Work instructions - Take the lines from the beginning of the material through the line containing "const days = d3.range(1, 91);" and retype them exactly, leaving the pictures out.

Recorded data -
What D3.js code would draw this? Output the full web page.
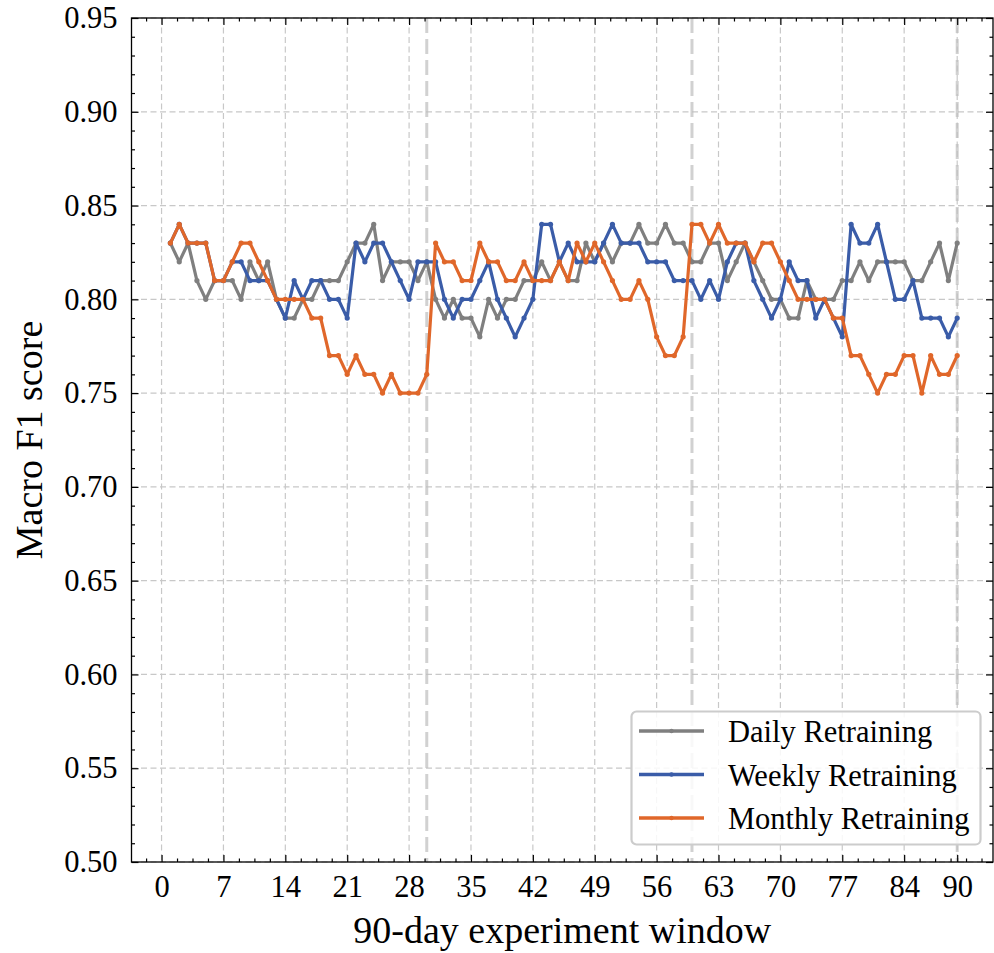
<!DOCTYPE html>
<html>
<head>
<meta charset="utf-8">
<script src="https://cdn.jsdelivr.net/npm/d3@7"></script>
<style>
  body { margin: 0; background: #fff; }
  svg { display: block; font-family: "Liberation Serif", "Times New Roman", serif; }
</style>
</head>
<body>
<div id="chart"></div>
<script>
// day index of each point
const days = d3.range(1, 91);

const dailyScores = [
  0.83, 0.82, 0.83, 0.81, 0.80, 0.81, 0.81, 0.81, 0.80, 0.82,
  0.81, 0.82, 0.80, 0.79, 0.79, 0.80, 0.80, 0.81, 0.81, 0.81,
  0.82, 0.83, 0.83, 0.84, 0.81, 0.82, 0.82, 0.82, 0.81, 0.82,
  0.80, 0.79, 0.80, 0.79, 0.79, 0.78, 0.80, 0.79, 0.80, 0.80,
  0.81, 0.81, 0.82, 0.81, 0.82, 0.81, 0.81, 0.83, 0.82, 0.83,
  0.82, 0.83, 0.83, 0.84, 0.83, 0.83, 0.84, 0.83, 0.83, 0.82,
  0.82, 0.83, 0.83, 0.81, 0.82, 0.83, 0.82, 0.81, 0.80, 0.80,
  0.79, 0.79, 0.81, 0.80, 0.80, 0.80, 0.81, 0.81, 0.82, 0.81,
  0.82, 0.82, 0.82, 0.82, 0.81, 0.81, 0.82, 0.83, 0.81, 0.83
];

const weeklyScores = [
  0.83, 0.84, 0.83, 0.83, 0.83, 0.81, 0.81, 0.82, 0.82, 0.81,
  0.81, 0.81, 0.80, 0.79, 0.81, 0.80, 0.81, 0.81, 0.80, 0.80,
  0.79, 0.83, 0.82, 0.83, 0.83, 0.82, 0.81, 0.80, 0.82, 0.82,
  0.82, 0.80, 0.79, 0.80, 0.80, 0.81, 0.82, 0.80, 0.79, 0.78,
  0.79, 0.80, 0.84, 0.84, 0.82, 0.83, 0.82, 0.82, 0.82, 0.83,
  0.84, 0.83, 0.83, 0.83, 0.82, 0.82, 0.82, 0.81, 0.81, 0.81,
  0.80, 0.81, 0.80, 0.82, 0.83, 0.83, 0.81, 0.80, 0.79, 0.80,
  0.82, 0.81, 0.81, 0.79, 0.80, 0.79, 0.78, 0.84, 0.83, 0.83,
  0.84, 0.82, 0.80, 0.80, 0.81, 0.79, 0.79, 0.79, 0.78, 0.79
];

const monthlyScores = [
  0.83, 0.84, 0.83, 0.83, 0.83, 0.81, 0.81, 0.82, 0.83, 0.83,
  0.82, 0.81, 0.80, 0.80, 0.80, 0.80, 0.79, 0.79, 0.77, 0.77,
  0.76, 0.77, 0.76, 0.76, 0.75, 0.76, 0.75, 0.75, 0.75, 0.76,
  0.83, 0.82, 0.82, 0.81, 0.81, 0.83, 0.82, 0.82, 0.81, 0.81,
  0.82, 0.81, 0.81, 0.81, 0.82, 0.81, 0.83, 0.82, 0.83, 0.82,
  0.81, 0.80, 0.80, 0.81, 0.80, 0.78, 0.77, 0.77, 0.78, 0.84,
  0.84, 0.83, 0.84, 0.83, 0.83, 0.83, 0.82, 0.83, 0.83, 0.82,
  0.81, 0.80, 0.80, 0.80, 0.80, 0.79, 0.79, 0.77, 0.77, 0.76,
  0.75, 0.76, 0.76, 0.77, 0.77, 0.75, 0.77, 0.76, 0.76, 0.77
];

const seriesNames = ["Daily Retraining", "Weekly Retraining", "Monthly Retraining"];
const seriesColors = ["#7f7f7f", "#3a5ca8", "#e0672a"];
const retrainDays = [30, 60, 90];

const xTicks = [0, 7, 14, 21, 28, 35, 42, 49, 56, 63, 70, 77, 84, 90];
const yTicks = [0.50, 0.55, 0.60, 0.65, 0.70, 0.75, 0.80, 0.85, 0.90, 0.95];

const width = 994;
const height = 953;
const plot = {left: 131.5, right: 993, top: 18, bottom: 862};

const tickFont = 30.5;
const labelFont = 38;
const lineWidth = 3.2;

const x = d3.scaleLinear()
  .domain([-3.4, 94.05])
  .range([plot.left, plot.right]);

const y = d3.scaleLinear()
  .domain([0.5, 0.95])
  .range([plot.bottom, plot.top]);

const xMinor = d3.range(-1.75, 94, 1.75).filter(v => !xTicks.some(t => Math.abs(t - v) < 1e-6));
const yMinor = d3.range(0.51, 0.95, 0.01).filter(v => !yTicks.some(t => Math.abs(t - v) < 1e-6));

const svg = d3.select("#chart")
  .append("svg")
  .attr("width", width)
  .attr("height", height);

// grid
const grid = svg.append("g");

grid.selectAll(".vgrid")
  .data(xTicks)
  .enter()
  .append("line")
  .attr("x1", d => x(d))
  .attr("x2", d => x(d))
  .attr("y1", plot.top)
  .attr("y2", plot.bottom)
  .attr("stroke", "#c8c8c8")
  .attr("stroke-width", 1.2)
  .attr("stroke-dasharray", "6,3.5");

grid.selectAll(".hgrid")
  .data(yTicks)
  .enter()
  .append("line")
  .attr("x1", plot.left)
  .attr("x2", plot.right)
  .attr("y1", d => y(d))
  .attr("y2", d => y(d))
  .attr("stroke", "#c8c8c8")
  .attr("stroke-width", 1.2)
  .attr("stroke-dasharray", "6,3.5");

// retraining markers
svg.append("g")
  .selectAll("line")
  .data(retrainDays)
  .enter()
  .append("line")
  .attr("x1", d => x(d))
  .attr("x2", d => x(d))
  .attr("y1", plot.top)
  .attr("y2", plot.bottom)
  .attr("stroke", "#bdbdbd")
  .attr("stroke-opacity", 0.7)
  .attr("stroke-width", 3)
  .attr("stroke-dasharray", "15,6");

// series
const allSeries = [dailyScores, weeklyScores, monthlyScores];

const line = d3.line()
  .x((d, i) => x(days[i]))
  .y(d => y(d));

allSeries.forEach((values, k) => {
  const g = svg.append("g");

  g.append("path")
    .datum(values)
    .attr("d", line)
    .attr("fill", "none")
    .attr("stroke", seriesColors[k])
    .attr("stroke-width", lineWidth)
    .attr("stroke-linejoin", "round");

  g.selectAll("circle")
    .data(values)
    .enter()
    .append("circle")
    .attr("cx", (d, i) => x(days[i]))
    .attr("cy", d => y(d))
    .attr("r", 2.6)
    .attr("fill", seriesColors[k]);
});

// axes, ticks pointing inward on all four sides
const styleAxis = (g, showText) => {
  g.attr("font-size", null).attr("font-family", null);
  g.select(".domain").remove();
  g.selectAll(".tick line").attr("stroke", "#000").attr("stroke-width", 1.2);
  if (showText) {
    g.selectAll(".tick text").style("font-size", `${tickFont}px`).attr("fill", "#000");
  } else {
    g.selectAll(".tick text").remove();
  }
};

svg.append("g")
  .attr("transform", `translate(0, ${plot.bottom})`)
  .call(d3.axisBottom(x).tickValues(xTicks).tickFormat(d3.format("d")).tickSize(-7).tickPadding(13))
  .call(g => styleAxis(g, true));

svg.append("g")
  .attr("transform", `translate(0, ${plot.bottom})`)
  .call(d3.axisBottom(x).tickValues(xMinor).tickSize(-3.5))
  .call(g => styleAxis(g, false));

svg.append("g")
  .attr("transform", `translate(0, ${plot.top})`)
  .call(d3.axisTop(x).tickValues(xTicks).tickSize(-7))
  .call(g => styleAxis(g, false));

svg.append("g")
  .attr("transform", `translate(0, ${plot.top})`)
  .call(d3.axisTop(x).tickValues(xMinor).tickSize(-3.5))
  .call(g => styleAxis(g, false));

svg.append("g")
  .attr("transform", `translate(${plot.left}, 0)`)
  .call(d3.axisLeft(y).tickValues(yTicks).tickFormat(d3.format(".2f")).tickSize(-7).tickPadding(14))
  .call(g => styleAxis(g, true));

svg.append("g")
  .attr("transform", `translate(${plot.left}, 0)`)
  .call(d3.axisLeft(y).tickValues(yMinor).tickSize(-3.5))
  .call(g => styleAxis(g, false));

svg.append("g")
  .attr("transform", `translate(${plot.right}, 0)`)
  .call(d3.axisRight(y).tickValues(yTicks).tickSize(-7))
  .call(g => styleAxis(g, false));

svg.append("g")
  .attr("transform", `translate(${plot.right}, 0)`)
  .call(d3.axisRight(y).tickValues(yMinor).tickSize(-3.5))
  .call(g => styleAxis(g, false));

// frame
svg.append("rect")
  .attr("x", plot.left)
  .attr("y", plot.top)
  .attr("width", plot.right - plot.left)
  .attr("height", plot.bottom - plot.top)
  .attr("fill", "none")
  .attr("stroke", "#000")
  .attr("stroke-width", 1.3);

// axis titles
svg.append("text")
  .text("90-day experiment window")
  .attr("x", (plot.left + plot.right) / 2)
  .attr("y", 943)
  .attr("text-anchor", "middle")
  .style("font-size", `${labelFont}px`);

svg.append("text")
  .text("Macro F1 score")
  .attr("transform", `translate(42, ${(plot.top + plot.bottom) / 2}) rotate(-90)`)
  .attr("text-anchor", "middle")
  .style("font-size", `${labelFont}px`);

// legend
const legend = svg.append("g")
  .attr("transform", "translate(631.5, 711.5)");

legend.append("rect")
  .attr("width", 349)
  .attr("height", 133)
  .attr("rx", 5)
  .attr("fill", "#fff")
  .attr("fill-opacity", 0.85)
  .attr("stroke", "#cccccc")
  .attr("stroke-width", 2.2);

const entry = legend.selectAll(".entry")
  .data(seriesNames)
  .enter()
  .append("g")
  .attr("transform", (d, i) => `translate(0, ${19.5 + i * 43.5})`);

entry.append("line")
  .attr("x1", 7.5)
  .attr("x2", 72.5)
  .attr("stroke", (d, i) => seriesColors[i])
  .attr("stroke-width", 3.6);

entry.append("circle")
  .attr("cx", 40)
  .attr("r", 2.2)
  .attr("fill", (d, i) => seriesColors[i]);

entry.append("text")
  .text(d => d)
  .attr("x", 96.5)
  .attr("y", 11)
  .style("font-size", `${tickFont}px`);
</script>
</body>
</html>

Result for this task -
What D3.js code would draw this? Output the full web page.
<!DOCTYPE html>
<html>
<head>
<meta charset="utf-8">
<script src="https://cdn.jsdelivr.net/npm/d3@7"></script>
<style>
  body { margin: 0; background: #fff; }
  svg { display: block; font-family: "Liberation Serif", "Times New Roman", serif; }
</style>
</head>
<body>
<div id="chart"></div>
<script>
// day index of each point
const days = d3.range(1, 91);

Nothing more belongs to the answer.